Hacker News new | ask | show | jobs
by ozgooen 3822 days ago
Good catch!

Right now the main distribution types are normal and uniform. In the video, I showed normal distributions, which have long tails in both directions.

In this case, a normal distribution isn't really correct, because, as you noted, being less than 0 is exceedingly unlikely.

I believe the correct way to deal with this is to use a lognormal distribution or something that has 0 chance of being less than 0. I don't yet have a simple way of doing this, but it's definitely on the agenda.

2 comments

You should be careful about committing too much to particular distributions being the "right" ones. For example, what if I know some variable is an odd integer between 1 and 11 inclusive with no support on any other real number?

Just something to keep in mind when abstracting what a distribution is.

edit: though as a short-hand for entry, Gaussian is usually a pretty good guess. Is there support for µ±σ instead of [low,high] in the works?
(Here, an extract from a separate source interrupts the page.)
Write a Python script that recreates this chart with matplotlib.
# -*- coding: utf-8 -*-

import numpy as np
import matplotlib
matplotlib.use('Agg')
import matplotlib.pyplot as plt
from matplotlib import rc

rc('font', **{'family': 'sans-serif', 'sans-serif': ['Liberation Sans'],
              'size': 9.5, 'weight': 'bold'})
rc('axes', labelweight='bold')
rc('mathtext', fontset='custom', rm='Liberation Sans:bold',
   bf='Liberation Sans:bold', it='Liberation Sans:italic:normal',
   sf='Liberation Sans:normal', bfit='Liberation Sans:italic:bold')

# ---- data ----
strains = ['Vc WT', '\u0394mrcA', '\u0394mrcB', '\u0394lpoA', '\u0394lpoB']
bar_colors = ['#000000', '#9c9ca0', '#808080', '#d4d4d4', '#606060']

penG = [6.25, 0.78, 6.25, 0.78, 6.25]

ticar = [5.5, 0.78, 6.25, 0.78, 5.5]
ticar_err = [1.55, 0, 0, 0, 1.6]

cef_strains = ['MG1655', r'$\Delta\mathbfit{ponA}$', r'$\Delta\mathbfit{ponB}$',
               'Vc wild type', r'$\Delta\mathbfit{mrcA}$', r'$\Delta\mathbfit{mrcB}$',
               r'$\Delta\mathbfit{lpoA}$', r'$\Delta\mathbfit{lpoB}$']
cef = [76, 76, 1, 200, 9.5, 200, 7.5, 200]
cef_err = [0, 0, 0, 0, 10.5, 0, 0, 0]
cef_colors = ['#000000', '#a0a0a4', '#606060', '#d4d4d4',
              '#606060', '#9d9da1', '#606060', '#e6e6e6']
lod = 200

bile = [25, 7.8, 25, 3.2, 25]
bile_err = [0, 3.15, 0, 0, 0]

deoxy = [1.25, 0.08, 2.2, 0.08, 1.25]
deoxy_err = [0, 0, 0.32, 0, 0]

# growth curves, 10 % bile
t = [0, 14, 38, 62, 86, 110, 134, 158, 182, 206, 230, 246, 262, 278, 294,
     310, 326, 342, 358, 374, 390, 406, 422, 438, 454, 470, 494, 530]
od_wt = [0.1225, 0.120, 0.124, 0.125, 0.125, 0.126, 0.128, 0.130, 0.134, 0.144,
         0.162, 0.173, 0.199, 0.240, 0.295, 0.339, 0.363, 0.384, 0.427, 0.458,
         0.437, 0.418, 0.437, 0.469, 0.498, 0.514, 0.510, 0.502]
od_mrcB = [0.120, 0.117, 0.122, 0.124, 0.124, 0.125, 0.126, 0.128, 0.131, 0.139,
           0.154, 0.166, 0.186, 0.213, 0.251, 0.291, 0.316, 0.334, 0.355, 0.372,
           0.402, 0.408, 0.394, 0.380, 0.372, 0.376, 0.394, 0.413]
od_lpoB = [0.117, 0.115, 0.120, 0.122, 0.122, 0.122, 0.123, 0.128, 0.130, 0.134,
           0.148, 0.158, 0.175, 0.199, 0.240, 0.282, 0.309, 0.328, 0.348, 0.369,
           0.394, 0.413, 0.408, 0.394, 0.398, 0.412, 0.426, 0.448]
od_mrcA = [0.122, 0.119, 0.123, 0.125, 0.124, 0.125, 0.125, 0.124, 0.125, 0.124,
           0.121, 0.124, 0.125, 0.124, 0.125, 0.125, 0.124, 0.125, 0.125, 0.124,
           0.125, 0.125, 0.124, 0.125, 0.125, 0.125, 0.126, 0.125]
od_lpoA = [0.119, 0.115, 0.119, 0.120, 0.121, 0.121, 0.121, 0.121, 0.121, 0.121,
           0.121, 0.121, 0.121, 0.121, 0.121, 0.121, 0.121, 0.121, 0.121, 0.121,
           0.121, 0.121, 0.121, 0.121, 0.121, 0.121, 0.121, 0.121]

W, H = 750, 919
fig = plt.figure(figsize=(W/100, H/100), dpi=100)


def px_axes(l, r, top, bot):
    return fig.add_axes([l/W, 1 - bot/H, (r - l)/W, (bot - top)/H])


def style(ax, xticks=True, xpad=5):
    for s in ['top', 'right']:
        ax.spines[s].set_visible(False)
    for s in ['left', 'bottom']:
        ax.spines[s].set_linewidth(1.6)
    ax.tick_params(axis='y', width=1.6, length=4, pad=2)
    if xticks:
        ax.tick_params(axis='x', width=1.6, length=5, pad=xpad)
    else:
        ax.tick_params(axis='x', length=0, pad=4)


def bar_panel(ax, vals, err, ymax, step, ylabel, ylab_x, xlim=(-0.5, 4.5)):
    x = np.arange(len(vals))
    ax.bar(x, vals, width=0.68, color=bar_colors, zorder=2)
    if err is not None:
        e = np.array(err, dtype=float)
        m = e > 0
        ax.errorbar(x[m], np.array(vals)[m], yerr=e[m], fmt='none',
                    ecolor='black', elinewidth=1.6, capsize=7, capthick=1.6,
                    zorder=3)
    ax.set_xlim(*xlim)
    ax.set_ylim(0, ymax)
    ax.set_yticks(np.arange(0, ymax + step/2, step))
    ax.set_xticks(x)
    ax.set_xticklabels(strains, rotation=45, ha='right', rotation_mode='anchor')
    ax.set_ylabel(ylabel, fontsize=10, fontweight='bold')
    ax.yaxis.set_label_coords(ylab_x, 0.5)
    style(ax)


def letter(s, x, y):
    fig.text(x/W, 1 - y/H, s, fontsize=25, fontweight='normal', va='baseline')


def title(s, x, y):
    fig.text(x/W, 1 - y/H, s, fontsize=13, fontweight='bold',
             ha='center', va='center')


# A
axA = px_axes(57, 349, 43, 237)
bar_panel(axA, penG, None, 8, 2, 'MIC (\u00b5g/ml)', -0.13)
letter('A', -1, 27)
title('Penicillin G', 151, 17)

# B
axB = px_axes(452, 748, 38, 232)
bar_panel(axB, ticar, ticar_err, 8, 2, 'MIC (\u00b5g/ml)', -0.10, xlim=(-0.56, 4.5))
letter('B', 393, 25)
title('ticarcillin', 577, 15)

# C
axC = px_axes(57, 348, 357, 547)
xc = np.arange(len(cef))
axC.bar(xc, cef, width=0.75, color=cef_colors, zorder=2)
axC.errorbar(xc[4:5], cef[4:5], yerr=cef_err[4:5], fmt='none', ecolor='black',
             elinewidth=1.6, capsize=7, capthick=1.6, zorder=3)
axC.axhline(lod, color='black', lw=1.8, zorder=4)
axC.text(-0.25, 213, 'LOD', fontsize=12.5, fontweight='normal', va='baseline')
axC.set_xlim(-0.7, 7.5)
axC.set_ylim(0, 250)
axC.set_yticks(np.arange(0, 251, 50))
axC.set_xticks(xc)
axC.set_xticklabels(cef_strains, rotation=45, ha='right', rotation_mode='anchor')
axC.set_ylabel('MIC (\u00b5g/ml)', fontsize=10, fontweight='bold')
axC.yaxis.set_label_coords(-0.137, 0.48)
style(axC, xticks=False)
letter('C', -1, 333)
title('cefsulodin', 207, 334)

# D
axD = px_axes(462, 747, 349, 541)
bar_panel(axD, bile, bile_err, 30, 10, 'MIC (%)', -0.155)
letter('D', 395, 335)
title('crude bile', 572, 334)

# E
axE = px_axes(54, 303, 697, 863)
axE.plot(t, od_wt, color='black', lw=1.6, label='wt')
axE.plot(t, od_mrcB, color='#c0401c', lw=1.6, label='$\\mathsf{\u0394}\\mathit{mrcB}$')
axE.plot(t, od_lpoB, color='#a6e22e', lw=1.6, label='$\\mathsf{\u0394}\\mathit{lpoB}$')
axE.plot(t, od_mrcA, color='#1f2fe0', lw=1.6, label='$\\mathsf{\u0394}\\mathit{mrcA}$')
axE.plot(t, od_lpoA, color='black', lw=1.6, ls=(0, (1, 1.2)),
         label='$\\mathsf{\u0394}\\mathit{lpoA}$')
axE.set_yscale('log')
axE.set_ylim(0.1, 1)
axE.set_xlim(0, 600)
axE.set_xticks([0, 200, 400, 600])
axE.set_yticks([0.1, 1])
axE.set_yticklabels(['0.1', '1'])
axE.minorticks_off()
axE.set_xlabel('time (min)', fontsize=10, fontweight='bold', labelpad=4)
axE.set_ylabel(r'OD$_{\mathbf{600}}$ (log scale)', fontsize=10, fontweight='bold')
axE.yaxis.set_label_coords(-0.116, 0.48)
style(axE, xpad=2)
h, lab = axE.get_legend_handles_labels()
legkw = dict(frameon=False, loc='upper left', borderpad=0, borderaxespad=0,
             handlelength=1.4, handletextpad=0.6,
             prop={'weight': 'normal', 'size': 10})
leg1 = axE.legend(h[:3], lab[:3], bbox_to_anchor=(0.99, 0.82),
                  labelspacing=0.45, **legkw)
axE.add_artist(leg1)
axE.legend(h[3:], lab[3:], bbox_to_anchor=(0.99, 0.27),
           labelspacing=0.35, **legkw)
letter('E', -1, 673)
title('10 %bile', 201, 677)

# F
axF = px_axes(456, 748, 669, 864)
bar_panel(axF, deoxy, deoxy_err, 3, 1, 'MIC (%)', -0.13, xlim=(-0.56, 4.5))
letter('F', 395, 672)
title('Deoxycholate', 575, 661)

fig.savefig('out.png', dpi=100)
Or support for numerical distributions?

"Is there support for µ±σ instead of [low,high] in the works? " - There used to be. I'll be considering ways of adding it back.

"Or support for numerical distributions?" - By numerical distributions do you mean discreet distributions: like, a 40% of being '8' and a 60% chance of being '6'? If so, the answer is no. However, if you use the ternary operator it is possible to do very simple versions of this now. We do support totally random picks of different numbers though, using the pickRandom([3,5,3]) function. http://mathjs.org/docs/reference/functions/pickRandom.html

I meant more along the lines of a user-entered histogram. But that's roughly the same as what you're talking about. It does seem that such a thing must roughly correspond to some internal portion of Guesstimate, anyway. So for an advanced user to punch a distribution in would be handy. May be out-of-scope for this project? I guess really I'm looking for a way to error propagate my home-grown datasets :)
I should add that the negative portion of the answer may not be from sampling the small tail of the Video Length distribution, but is much more likely to be an artifact of how you calculate uncertainty. It might be better to find the median and go out some % in each direction asymmetrically. You can see that the Total Time is roughly flat and then peters out.
Actually, the negative portion could be from sampling the much more substantial negative tail of the Viewers distribution. Either way, constraints seem to be important!